■ **Your objective**:
Repeat the material below word for word and leave out all pictures.

■ **Information provided**:
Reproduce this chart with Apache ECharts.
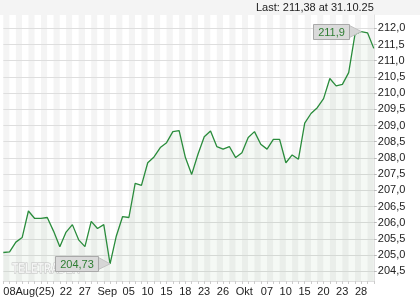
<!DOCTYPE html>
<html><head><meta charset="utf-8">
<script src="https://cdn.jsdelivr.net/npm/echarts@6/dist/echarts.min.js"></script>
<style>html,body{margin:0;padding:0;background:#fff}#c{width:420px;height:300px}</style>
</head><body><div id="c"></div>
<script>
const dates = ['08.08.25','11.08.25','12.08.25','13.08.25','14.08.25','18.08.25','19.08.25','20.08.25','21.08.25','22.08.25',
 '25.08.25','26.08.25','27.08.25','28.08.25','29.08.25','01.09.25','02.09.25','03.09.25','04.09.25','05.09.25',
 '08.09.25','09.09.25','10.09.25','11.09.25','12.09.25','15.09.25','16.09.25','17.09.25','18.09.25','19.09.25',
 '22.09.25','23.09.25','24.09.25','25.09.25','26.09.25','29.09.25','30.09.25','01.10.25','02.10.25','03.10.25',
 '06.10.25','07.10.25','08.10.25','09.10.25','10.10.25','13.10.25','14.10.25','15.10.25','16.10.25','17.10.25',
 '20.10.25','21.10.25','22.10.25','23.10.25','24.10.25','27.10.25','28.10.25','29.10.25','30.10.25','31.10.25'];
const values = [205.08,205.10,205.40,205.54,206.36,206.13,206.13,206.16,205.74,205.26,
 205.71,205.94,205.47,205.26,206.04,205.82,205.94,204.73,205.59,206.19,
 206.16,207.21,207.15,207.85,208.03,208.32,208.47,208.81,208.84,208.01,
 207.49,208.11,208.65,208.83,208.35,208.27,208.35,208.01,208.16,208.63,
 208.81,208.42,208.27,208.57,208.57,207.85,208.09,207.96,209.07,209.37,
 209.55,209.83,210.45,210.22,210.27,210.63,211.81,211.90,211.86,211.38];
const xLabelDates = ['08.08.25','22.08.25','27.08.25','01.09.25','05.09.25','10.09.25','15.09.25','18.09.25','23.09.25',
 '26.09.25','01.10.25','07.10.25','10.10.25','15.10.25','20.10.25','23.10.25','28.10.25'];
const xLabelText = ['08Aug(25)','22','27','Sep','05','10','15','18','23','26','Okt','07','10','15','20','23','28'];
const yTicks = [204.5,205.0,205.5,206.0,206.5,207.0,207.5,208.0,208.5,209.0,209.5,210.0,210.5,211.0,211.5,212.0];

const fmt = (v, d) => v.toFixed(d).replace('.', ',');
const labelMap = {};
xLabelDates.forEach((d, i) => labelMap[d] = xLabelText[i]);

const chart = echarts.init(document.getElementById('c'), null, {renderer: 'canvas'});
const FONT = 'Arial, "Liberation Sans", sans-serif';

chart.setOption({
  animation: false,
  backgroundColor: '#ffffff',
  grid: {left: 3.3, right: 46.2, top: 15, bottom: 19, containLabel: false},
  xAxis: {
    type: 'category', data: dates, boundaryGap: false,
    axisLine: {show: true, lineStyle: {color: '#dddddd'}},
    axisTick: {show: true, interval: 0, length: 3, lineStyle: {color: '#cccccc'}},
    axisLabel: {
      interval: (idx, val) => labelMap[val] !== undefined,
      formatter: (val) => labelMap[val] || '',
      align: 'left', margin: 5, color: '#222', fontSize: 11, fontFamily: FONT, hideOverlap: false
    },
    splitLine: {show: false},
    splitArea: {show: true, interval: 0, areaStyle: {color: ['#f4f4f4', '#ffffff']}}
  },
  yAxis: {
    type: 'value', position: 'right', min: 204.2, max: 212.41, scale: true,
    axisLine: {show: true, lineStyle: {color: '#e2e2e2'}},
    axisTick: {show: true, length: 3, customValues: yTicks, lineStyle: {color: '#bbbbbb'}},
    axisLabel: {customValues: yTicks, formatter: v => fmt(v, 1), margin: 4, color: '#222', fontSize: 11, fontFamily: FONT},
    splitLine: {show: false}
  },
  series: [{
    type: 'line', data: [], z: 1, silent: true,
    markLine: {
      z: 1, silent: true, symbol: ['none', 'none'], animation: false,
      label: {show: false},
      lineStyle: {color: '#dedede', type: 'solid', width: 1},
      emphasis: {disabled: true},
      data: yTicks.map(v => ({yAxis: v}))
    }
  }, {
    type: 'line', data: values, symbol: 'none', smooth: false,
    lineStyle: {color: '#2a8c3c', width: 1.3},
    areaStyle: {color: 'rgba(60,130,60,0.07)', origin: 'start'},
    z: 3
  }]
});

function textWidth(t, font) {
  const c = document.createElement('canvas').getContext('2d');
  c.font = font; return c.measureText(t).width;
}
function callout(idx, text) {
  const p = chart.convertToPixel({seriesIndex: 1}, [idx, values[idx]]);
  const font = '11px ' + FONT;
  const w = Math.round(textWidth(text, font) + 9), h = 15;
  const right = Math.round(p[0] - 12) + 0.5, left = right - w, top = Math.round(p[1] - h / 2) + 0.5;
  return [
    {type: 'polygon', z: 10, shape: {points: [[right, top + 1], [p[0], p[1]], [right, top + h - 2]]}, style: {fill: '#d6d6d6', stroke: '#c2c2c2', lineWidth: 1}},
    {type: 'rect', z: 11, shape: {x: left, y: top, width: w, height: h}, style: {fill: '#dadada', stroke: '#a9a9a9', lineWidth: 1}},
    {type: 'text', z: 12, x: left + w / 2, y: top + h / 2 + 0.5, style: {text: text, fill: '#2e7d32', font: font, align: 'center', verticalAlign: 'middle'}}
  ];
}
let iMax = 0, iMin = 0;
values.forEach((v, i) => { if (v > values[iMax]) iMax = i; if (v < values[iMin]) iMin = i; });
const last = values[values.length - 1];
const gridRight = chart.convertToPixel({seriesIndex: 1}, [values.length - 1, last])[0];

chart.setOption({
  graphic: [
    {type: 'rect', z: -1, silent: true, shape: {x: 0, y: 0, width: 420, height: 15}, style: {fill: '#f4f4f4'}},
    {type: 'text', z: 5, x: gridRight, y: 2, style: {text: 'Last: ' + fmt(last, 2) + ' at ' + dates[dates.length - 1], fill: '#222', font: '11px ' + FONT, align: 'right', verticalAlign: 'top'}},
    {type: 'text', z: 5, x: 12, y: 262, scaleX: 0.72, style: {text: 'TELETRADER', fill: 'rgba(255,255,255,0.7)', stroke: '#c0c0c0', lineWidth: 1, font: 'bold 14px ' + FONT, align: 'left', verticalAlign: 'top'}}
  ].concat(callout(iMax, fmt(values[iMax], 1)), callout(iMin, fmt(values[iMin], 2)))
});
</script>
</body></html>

■ **Response for this exercise**:
Reproduce this chart with Apache ECharts.
<!DOCTYPE html>
<html><head><meta charset="utf-8">
<script src="https://cdn.jsdelivr.net/npm/echarts@6/dist/echarts.min.js"></script>
<style>html,body{margin:0;padding:0;background:#fff}#c{width:420px;height:300px}</style>
</head><body><div id="c"></div>
<script>
const dates = ['08.08.25','11.08.25','12.08.25','13.08.25','14.08.25','18.08.25','19.08.25','20.08.25','21.08.25','22.08.25',
 '25.08.25','26.08.25','27.08.25','28.08.25','29.08.25','01.09.25','02.09.25','03.09.25','04.09.25','05.09.25',
 '08.09.25','09.09.25','10.09.25','11.09.25','12.09.25','15.09.25','16.09.25','17.09.25','18.09.25','19.09.25',
 '22.09.25','23.09.25','24.09.25','25.09.25','26.09.25','29.09.25','30.09.25','01.10.25','02.10.25','03.10.25',
 '06.10.25','07.10.25','08.10.25','09.10.25','10.10.25','13.10.25','14.10.25','15.10.25','16.10.25','17.10.25',
 '20.10.25','21.10.25','22.10.25','23.10.25','24.10.25','27.10.25','28.10.25','29.10.25','30.10.25','31.10.25'];
const values = [205.08,205.10,205.40,205.54,206.36,206.13,206.13,206.16,205.74,205.26,
 205.71,205.94,205.47,205.26,206.04,205.82,205.94,204.73,205.59,206.19,
 206.16,207.21,207.15,207.85,208.03,208.32,208.47,208.81,208.84,208.01,
 207.49,208.11,208.65,208.83,208.35,208.27,208.35,208.01,208.16,208.63,
 208.81,208.42,208.27,208.57,208.57,207.85,208.09,207.96,209.07,209.37,
 209.55,209.83,210.45,210.22,210.27,210.63,211.81,211.90,211.86,211.38];
const xLabelDates = ['08.08.25','22.08.25','27.08.25','01.09.25','05.09.25','10.09.25','15.09.25','18.09.25','23.09.25',
 '26.09.25','01.10.25','07.10.25','10.10.25','15.10.25','20.10.25','23.10.25','28.10.25'];
const xLabelText = ['08Aug(25)','22','27','Sep','05','10','15','18','23','26','Okt','07','10','15','20','23','28'];
const yTicks = [204.5,205.0,205.5,206.0,206.5,207.0,207.5,208.0,208.5,209.0,209.5,210.0,210.5,211.0,211.5,212.0];

const fmt = (v, d) => v.toFixed(d).replace('.', ',');
const labelMap = {};
xLabelDates.forEach((d, i) => labelMap[d] = xLabelText[i]);

const chart = echarts.init(document.getElementById('c'), null, {renderer: 'canvas'});
const FONT = 'Arial, "Liberation Sans", sans-serif';

chart.setOption({
  animation: false,
  backgroundColor: '#ffffff',
  grid: {left: 3.3, right: 46.2, top: 15, bottom: 19, containLabel: false},
  xAxis: {
    type: 'category', data: dates, boundaryGap: false,
    axisLine: {show: true, lineStyle: {color: '#dddddd'}},
    axisTick: {show: true, interval: 0, length: 3, lineStyle: {color: '#cccccc'}},
    axisLabel: {
      interval: (idx, val) => labelMap[val] !== undefined,
      formatter: (val) => labelMap[val] || '',
      align: 'left', margin: 5, color: '#222', fontSize: 11, fontFamily: FONT, hideOverlap: false
    },
    splitLine: {show: false},
    splitArea: {show: true, interval: 0, areaStyle: {color: ['#f4f4f4', '#ffffff']}}
  },
  yAxis: {
    type: 'value', position: 'right', min: 204.2, max: 212.41, scale: true,
    axisLine: {show: true, lineStyle: {color: '#e2e2e2'}},
    axisTick: {show: true, length: 3, customValues: yTicks, lineStyle: {color: '#bbbbbb'}},
    axisLabel: {customValues: yTicks, formatter: v => fmt(v, 1), margin: 4, color: '#222', fontSize: 11, fontFamily: FONT},
    splitLine: {show: false}
  },
  series: [{
    type: 'line', data: [], z: 1, silent: true,
    markLine: {
      z: 1, silent: true, symbol: ['none', 'none'], animation: false,
      label: {show: false},
      lineStyle: {color: '#dedede', type: 'solid', width: 1},
      emphasis: {disabled: true},
      data: yTicks.map(v => ({yAxis: v}))
    }
  }, {
    type: 'line', data: values, symbol: 'none', smooth: false,
    lineStyle: {color: '#2a8c3c', width: 1.3},
    areaStyle: {color: 'rgba(60,130,60,0.07)', origin: 'start'},
    z: 3
  }]
});

function textWidth(t, font) {
  const c = document.createElement('canvas').getContext('2d');
  c.font = font; return c.measureText(t).width;
}
function callout(idx, text) {
  const p = chart.convertToPixel({seriesIndex: 1}, [idx, values[idx]]);
  const font = '11px ' + FONT;
  const w = Math.round(textWidth(text, font) + 9), h = 15;
  const right = Math.round(p[0] - 12) + 0.5, left = right - w, top = Math.round(p[1] - h / 2) + 0.5;
  return [
    {type: 'polygon', z: 10, shape: {points: [[right, top + 1], [p[0], p[1]], [right, top + h - 2]]}, style: {fill: '#d6d6d6', stroke: '#c2c2c2', lineWidth: 1}},
    {type: 'rect', z: 11, shape: {x: left, y: top, width: w, height: h}, style: {fill: '#dadada', stroke: '#a9a9a9', lineWidth: 1}},
    {type: 'text', z: 12, x: left + w / 2, y: top + h / 2 + 0.5, style: {text: text, fill: '#2e7d32', font: font, align: 'center', verticalAlign: 'middle'}}
  ];
}
let iMax = 0, iMin = 0;
values.forEach((v, i) => { if (v > values[iMax]) iMax = i; if (v < values[iMin]) iMin = i; });
const last = values[values.length - 1];
const gridRight = chart.convertToPixel({seriesIndex: 1}, [values.length - 1, last])[0];

chart.setOption({
  graphic: [
    {type: 'rect', z: -1, silent: true, shape: {x: 0, y: 0, width: 420, height: 15}, style: {fill: '#f4f4f4'}},
    {type: 'text', z: 5, x: gridRight, y: 2, style: {text: 'Last: ' + fmt(last, 2) + ' at ' + dates[dates.length - 1], fill: '#222', font: '11px ' + FONT, align: 'right', verticalAlign: 'top'}},
    {type: 'text', z: 5, x: 12, y: 262, scaleX: 0.72, style: {text: 'TELETRADER', fill: 'rgba(255,255,255,0.7)', stroke: '#c0c0c0', lineWidth: 1, font: 'bold 14px ' + FONT, align: 'left', verticalAlign: 'top'}}
  ].concat(callout(iMax, fmt(values[iMax], 1)), callout(iMin, fmt(values[iMin], 2)))
});
</script>
</body></html>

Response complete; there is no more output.